I'm looking for a way to programatically identify if an image is likely to be a photograph vs an illustration/logo/diagram. The images are always JPEG's so I can't use the format metadata on it's own to differentiate (I've also looked at using the dimensions too but that hasn't helped in the scenario I'm working with where they are all of a similar ratio, they are also typically stripped of camera metadata already).
Specifically I want a way to screen out the <10% of images I come across which are not photographs, though the approach doesn't need to be full proof (if it works ~9 times out of 10, that would be a significant improvement over doing nothing).

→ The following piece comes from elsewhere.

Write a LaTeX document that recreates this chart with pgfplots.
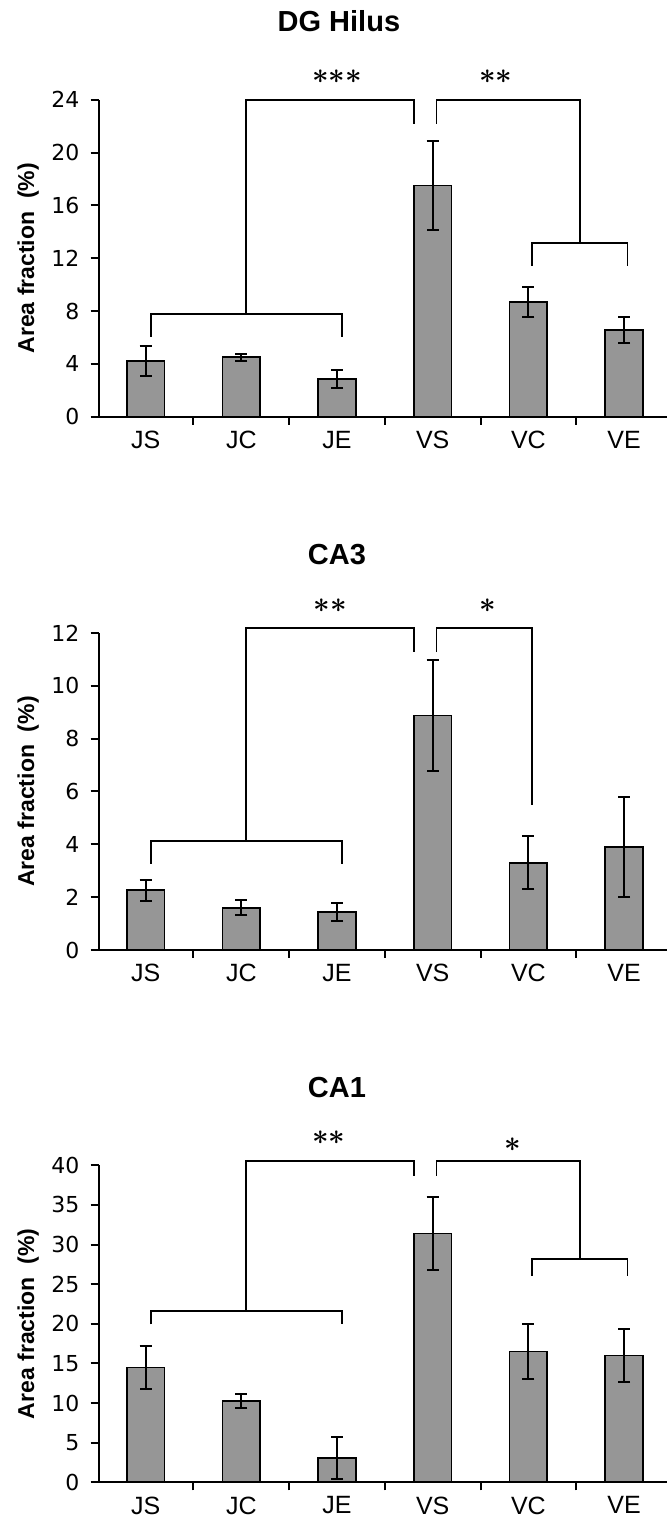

I don't mind what programming language or platform a solution uses. It would be ideal to be able to use an existing high level library or an easily implementable (i.e. as few LoC as possible ;) low level approach that could be replicated in multiple languages. I'd also appreciate being pointed at examples of open source projects that do this, even if what they do is hacky.
I haven't had a great deal of luck searching for techniques for doing this. I note a number of search engines provide this option when searching through images, with varying degrees of success.
NB: I'm getting existing images from a range of sources, this is being done for R&D purposes and is in compliance with local copyright laws (before anyone asks).
If there aren't any libraries to do this I might end up writing one (maybe estimating probability based on max unique colours, solid blocks of colour, etc) but I'm hoping someone has published something useable for this already and I just haven't found it!